Entries:

———

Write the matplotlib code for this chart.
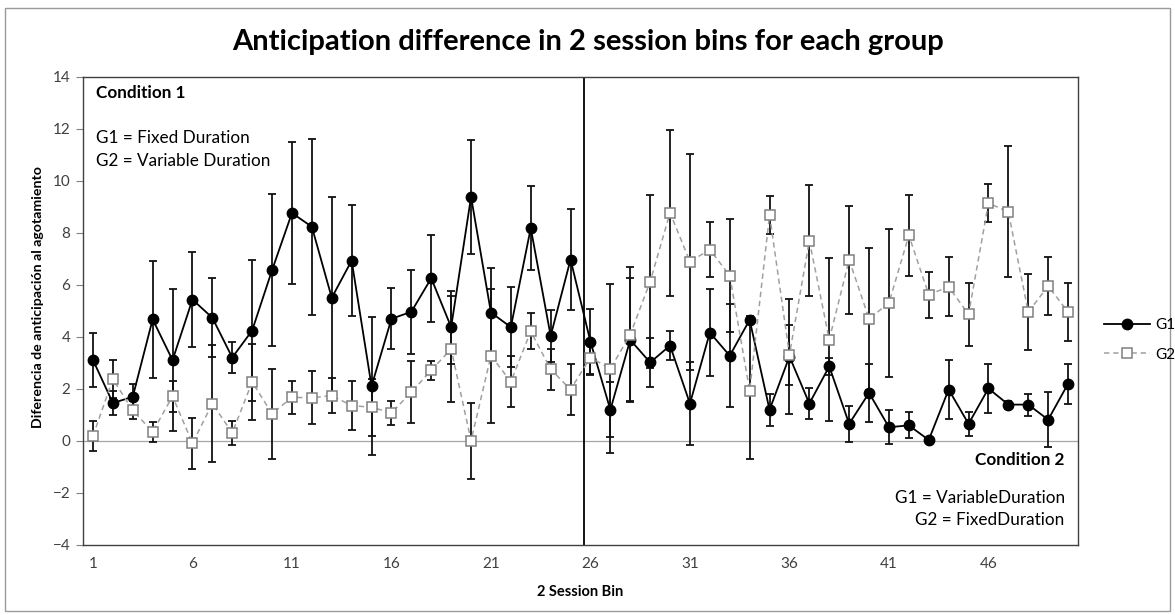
import matplotlib
matplotlib.use("Agg")
import numpy as np
import matplotlib.pyplot as plt
from matplotlib.patches import Rectangle

plt.rcParams["font.family"] = ["Lato", "DejaVu Sans"]

# data
bins = np.arange(1, 51)

g1 = [3.12, 1.46, 1.70, 4.68, 3.11, 5.44, 4.74, 3.21, 4.25, 6.57,
      8.77, 8.24, 5.51, 6.94, 2.11, 4.70, 4.97, 6.26, 4.38, 9.39,
      4.94, 4.38, 8.19, 4.04, 6.98, 3.82, 1.20, 3.89, 3.02, 3.67,
      1.44, 4.17, 3.28, 4.66, 1.20, 3.25, 1.44, 2.87, 0.66, 1.85,
      0.53, 0.60, 0.04, 1.98, 0.66, 2.02, 1.40, 1.40, 0.82, 2.20]
g1_err = [1.05, 0.45, 0.48, 2.25, 2.73, 1.82, 1.52, 0.60, 2.73, 2.93,
          2.73, 3.38, 3.86, 2.15, 2.65, 1.17, 1.62, 1.68, 1.40, 2.20,
          1.73, 1.55, 1.60, 0.99, 1.95, 1.27, 1.06, 2.37, 0.93, 0.55,
          1.60, 1.66, 1.98, 0.15, 0.62, 2.20, 0.58, 0.32, 0.69, 1.10,
          0.65, 0.50, 0.05, 1.13, 0.46, 0.95, 0.15, 0.42, 1.05, 0.77]

g2 = [0.19, 2.38, 1.18, 0.35, 1.72, -0.09, 1.44, 0.31, 2.27, 1.05,
      1.68, 1.66, 1.75, 1.36, 1.30, 1.08, 1.88, 2.72, 3.54, 0.01,
      3.28, 2.28, 4.22, 2.76, 1.98, 3.21, 2.78, 4.09, 6.13, 8.78,
      6.90, 7.36, 6.36, 1.94, 8.69, 3.32, 7.71, 3.90, 6.97, 4.70,
      5.31, 7.91, 5.63, 5.93, 4.87, 9.15, 8.81, 4.96, 5.96, 4.96]
g2_err = [0.58, 0.74, 0.35, 0.40, 0.60, 0.99, 2.25, 0.45, 1.47, 1.73,
          0.63, 1.02, 0.68, 0.94, 1.10, 0.47, 1.20, 0.36, 2.03, 1.47,
          2.58, 0.98, 0.69, 0.78, 0.98, 0.65, 3.26, 2.60, 3.33, 3.20,
          4.15, 1.06, 2.16, 2.64, 0.74, 1.16, 2.13, 3.12, 2.07, 2.72,
          2.85, 1.55, 0.88, 1.14, 1.20, 0.73, 2.52, 1.47, 1.10, 1.10]

x_ticks = [1, 6, 11, 16, 21, 26, 31, 36, 41, 46]
y_ticks = [-4, -2, 0, 2, 4, 6, 8, 10, 12, 14]
split_at = 25.7

W, H = 1175, 615
fig = plt.figure(figsize=(W / 100, H / 100), dpi=100)
ax = fig.add_axes([83 / W, 1 - 545 / H, (1078 - 83) / W, (545 - 77) / H])

# chart border
fig.patches.append(Rectangle((5 / W, 1 - 611 / H), 1165 / W, 603 / H,
                             transform=fig.transFigure, fill=False,
                             edgecolor="#9a9a9a", linewidth=1.0))

ax.axhline(0, color="#a6a6a6", linewidth=0.9, zorder=1)
ax.axvline(split_at, color="black", linewidth=1.3, zorder=2)

ax.errorbar(bins, g1, yerr=g1_err, fmt="none", ecolor="#111111",
            elinewidth=1.3, capsize=3.2, capthick=1.3, zorder=3)
ax.errorbar(bins, g2, yerr=g2_err, fmt="none", ecolor="#111111",
            elinewidth=1.3, capsize=3.2, capthick=1.3, zorder=3)
l1, = ax.plot(bins, g1, color="black", linewidth=1.3, marker="o",
              markersize=7.5, markerfacecolor="black", zorder=4, label="G1")
l2, = ax.plot(bins, g2, color="#a0a0a0", linewidth=1.1, dashes=(3.5, 2.5),
              marker="s", markersize=7, markerfacecolor="white",
              markeredgecolor="#808080", markeredgewidth=1.1, zorder=5,
              label="G2")

ax.set_xlim(0.5, 50.5)
ax.set_ylim(-4, 14)
ax.set_xticks(x_ticks)
ax.set_yticks(y_ticks)
ax.tick_params(axis="x", length=0, pad=9, labelsize=11, labelcolor="#404040")
ax.tick_params(axis="y", length=5, width=0.8, color="#808080", pad=4,
               labelsize=11, labelcolor="#404040")
for s in ax.spines.values():
    s.set_color("#404040")
    s.set_linewidth(1.0)

fs = 12.3
ax.text(1.14, 13.4, "Condition 1", fontsize=fs, fontweight="bold",
        va="center", ha="left")
ax.text(1.14, 11.65, "G1 = Fixed Duration", fontsize=fs, va="center", ha="left")
ax.text(1.14, 10.76, "G2 = Variable Duration", fontsize=fs, va="center", ha="left")
ax.text(49.83, -0.74, "Condition 2", fontsize=fs, fontweight="bold",
        va="center", ha="right")
ax.text(49.83, -2.18, "G1 = VariableDuration", fontsize=fs, va="center", ha="right")
ax.text(49.83, -3.04, "G2 = FixedDuration", fontsize=fs, va="center", ha="right")

fig.text(588 / W, 1 - 42 / H, "Anticipation difference in 2 session bins for each group",
         fontsize=21, fontweight="bold", ha="center", va="center")
fig.text(580 / W, 1 - 592 / H, "2 Session Bin", fontsize=10.5, fontweight="bold",
         ha="center", va="center")
fig.text(38 / W, 1 - 297 / H, "Diferencia de anticipación al agotamiento",
         fontsize=10.2, fontweight="bold", rotation=90, ha="center", va="center")

fig.legend(handles=[l1, l2], loc="center left",
           bbox_to_anchor=(1090 / W, 1 - 340 / H), frameon=False,
           handlelength=3.0, handletextpad=0.4, labelspacing=1.0, fontsize=11)

fig.savefig("out.png", dpi=100)
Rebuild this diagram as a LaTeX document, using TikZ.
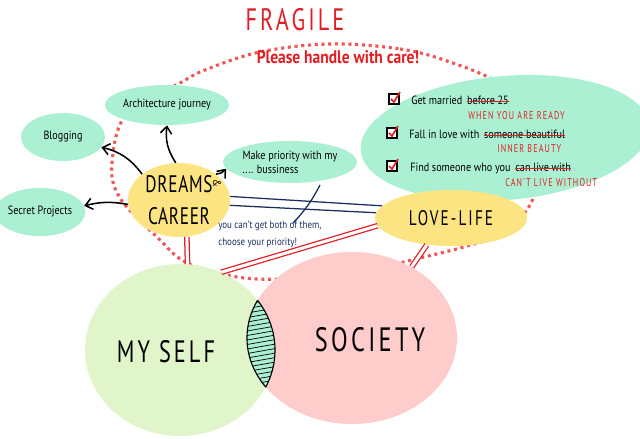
\documentclass[tikz,border=0pt]{standalone}
\usepackage{fontspec}
\setmainfont{PT Sans}[FakeStretch=0.85]
\newfontfamily\capsfont{PT Sans}[FakeStretch=0.72, LetterSpace=10]
\usetikzlibrary{shapes.geometric, arrows.meta, positioning}
\definecolor{mintgreen}{RGB}{172,240,212}
\definecolor{sunyellow}{RGB}{252,228,130}
\definecolor{selfgreen}{RGB}{224,245,202}
\definecolor{societypink}{RGB}{255,204,204}
\definecolor{fragred}{RGB}{226,30,36}
\definecolor{dotred}{RGB}{240,88,88}
\definecolor{inknavy}{RGB}{25,45,95}

\begin{document}
\begin{tikzpicture}[
    x=0.025cm, y=-0.025cm,
    blob/.style={ellipse, fill=mintgreen, inner sep=0pt, align=center,
                 font=\fontsize{8.5}{10}\selectfont},
    sun/.style={ellipse, fill=sunyellow, inner sep=0pt, align=center},
    circlearea/.style={ellipse, inner sep=0pt, minimum height=4.3cm},
    bigcaps/.style={font=\capsfont\fontsize{22}{24}\selectfont},
    sketch/.style={-{Straight Barb[length=5pt, width=8pt]}, line width=1.1pt},
    tie/.style={draw=fragred, double=white, double distance=2.2pt, line width=0.9pt},
    ink/.style={draw=inknavy, line width=0.9pt},
    chkbox/.style={draw, fill=white, line width=0.9pt, minimum size=0.25cm, inner sep=0pt},
    listtxt/.style={inner sep=0pt, anchor=base west, font=\fontsize{8.5}{10}\selectfont},
    fixtxt/.style={inner sep=0pt, anchor=base west, text=fragred,
                   font=\capsfont\fontsize{8}{10}\selectfont},
    note/.style={inner sep=0pt, anchor=base west, text=inknavy,
                 font=\fontsize{7.5}{9}\selectfont},
  ]
    \useasboundingbox (0,0) rectangle (640,439);

    % fragile frame
    \draw[dotred, line width=2.2pt, dash pattern=on 2.2pt off 2.6pt]
      plot[smooth cycle, tension=0.6] coordinates {(330,44) (400,49) (450,62) (500,84)
        (530,118) (541,160) (530,205) (500,234) (467,246) (420,258) (350,274) (287,279)
        (237,277) (187,263) (157,237) (120,198) (112,163) (127,113) (180,83) (205,70) (260,52)};
    \node[text=fragred, font=\capsfont\fontsize{22}{24}\selectfont] (fragile) at (295,20) {FRAGILE};
    \node[text=fragred, font=\bfseries\fontsize{13}{15}\selectfont] (care) at (338,57) {Please handle with care!};

    % checklist
    \fill[mintgreen, rotate around={5:(505,138)}] (505,138) ellipse [x radius=3.62cm, y radius=1.55cm];
    \foreach \n/\x/\y in {c1/394/99, c2/392/133, c3/392/166} {
      \node[chkbox] (\n) at (\x,\y) {};
      \draw[fragred, line width=1.2pt] (\n.center) ++(-3,0) -- ++(3,3) -- ++(6,-10);
    }
    \node[listtxt] (g1) at (411,105) {Get married};
    \node[listtxt] (g1s) at ([xshift=3pt]g1.base east) {before 25};
    \node[fixtxt] (g1f) at (468,120) {WHEN YOU ARE READY};
    \node[listtxt] (g2) at (409,139) {Fall in love with};
    \node[listtxt] (g2s) at ([xshift=3pt]g2.base east) {someone beautiful};
    \node[fixtxt] (g2f) at (497,153) {INNER BEAUTY};
    \node[listtxt] (g3) at (410,172) {Find someone who you};
    \node[listtxt] (g3s) at ([xshift=3pt]g3.base east) {can live with};
    \node[fixtxt] (g3f) at (505,187) {CAN'T LIVE WITHOUT};
    \foreach \s in {g1s, g2s, g3s}
      \draw[fragred, line width=0.8pt] (\s.mid west) -- (\s.mid east);

    % dreams and its branches
    \node[blob, minimum width=2.3cm, minimum height=1.0cm] (arch) at (167,105) {Architecture journey};
    \node[blob, minimum width=2.1cm, minimum height=1.2cm] (blog) at (63,137) {Blogging};
    \node[blob, minimum width=2.1cm, minimum height=1.2cm] (secret) at (40,212) {Secret Projects};
    \node[blob, minimum width=3.1cm, minimum height=1.05cm, align=left] (prio) at (290,162)
      {Make priority with my\\.... bussiness};
    \node[sun, minimum width=2.55cm, minimum height=1.85cm,
          font=\capsfont\addfontfeature{LetterSpace=3}\fontsize{17}{23}\selectfont] (dreams) at (179,200) {DREAMS\\CAREER};
    \node[rotate=-90, inner sep=0pt, font=\footnotesize] (amp) at (217,183) {\&};
    \node[sun, minimum width=3.8cm, minimum height=1.4cm,
          font=\capsfont\fontsize{15}{18}\selectfont] (love) at (451,218) {LOVE-LIFE};

    \draw[sketch] (dreams.95) to[bend left=20] (arch.south);
    \draw[sketch] (dreams.145) to[bend right=20] (blog.-15);
    \draw[sketch] (dreams.185) to[bend right=12] (secret.8);
    \draw[sketch] (dreams.35) to[bend right=22] (prio.186);

    % either or
    \draw[ink] (dreams.4) -- (love.170);
    \draw[ink] (dreams.-6) -- (love.176);
    \coordinate (slashtop) at (320,185);
    \coordinate (slashbot) at (293,223);
    \draw[ink] (slashtop) to[bend left=8] (slashbot);
    \node[note] (both) at (218,229) {you can't get both of them,};
    \node[note] (choose) at (218,246) {choose your priority!};

    % self and society
    \node[circlearea, fill=selfgreen, minimum width=4.75cm] (myself) at (180,350) {};
    \node[circlearea, fill=societypink, minimum width=5.25cm] (society) at (352,338) {};
    \begin{scope}
      \clip (180,350) ellipse [x radius=2.375cm, y radius=2.15cm];
      \fill[mintgreen] (352,338) ellipse [x radius=2.625cm, y radius=2.15cm];
      \begin{scope}
        \clip (352,338) ellipse [x radius=2.625cm, y radius=2.15cm];
        \foreach \k in {0,...,36}
          \draw[line width=0.5pt] (230,280+4.5*\k) -- (310,266+4.5*\k);
      \end{scope}
      \draw[line width=0.8pt] (352,338) ellipse [x radius=2.625cm, y radius=2.15cm];
    \end{scope}
    \begin{scope}
      \clip (352,338) ellipse [x radius=2.625cm, y radius=2.15cm];
      \draw[line width=0.8pt] (180,350) ellipse [x radius=2.375cm, y radius=2.15cm];
    \end{scope}
    \node[bigcaps] (selflbl) at (166,352) {MY SELF};
    \node[bigcaps, font=\capsfont\fontsize{24}{26}\selectfont] (soclbl) at (370,340) {SOCIETY};

    \draw[tie] (dreams.-78) -- (myself.85);
    \draw[tie] (love.186) -- (myself.62);
    \draw[tie] (love.228) -- (society.50);
\end{tikzpicture}
\end{document}
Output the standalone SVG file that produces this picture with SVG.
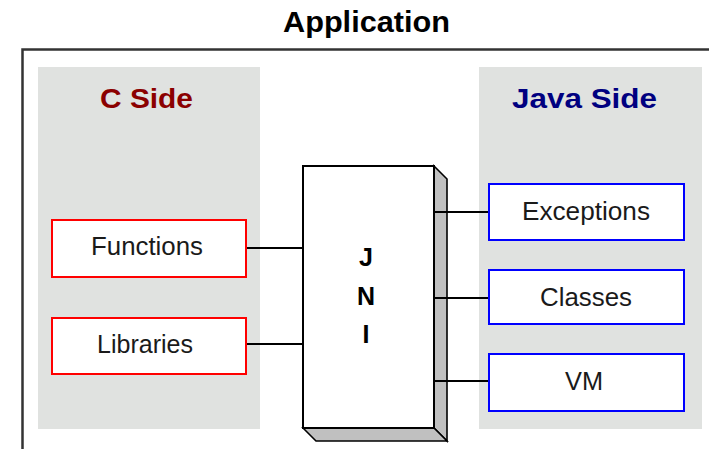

———

Directions for this task:
Both the first line of the records above and the line containing "bins = np.arange(1, 51)" belong in the copy; please return them and every line between, exactly, minus the pictures.

Task result:
Write the matplotlib code for this chart.
import matplotlib
matplotlib.use("Agg")
import numpy as np
import matplotlib.pyplot as plt
from matplotlib.patches import Rectangle

plt.rcParams["font.family"] = ["Lato", "DejaVu Sans"]

# data
bins = np.arange(1, 51)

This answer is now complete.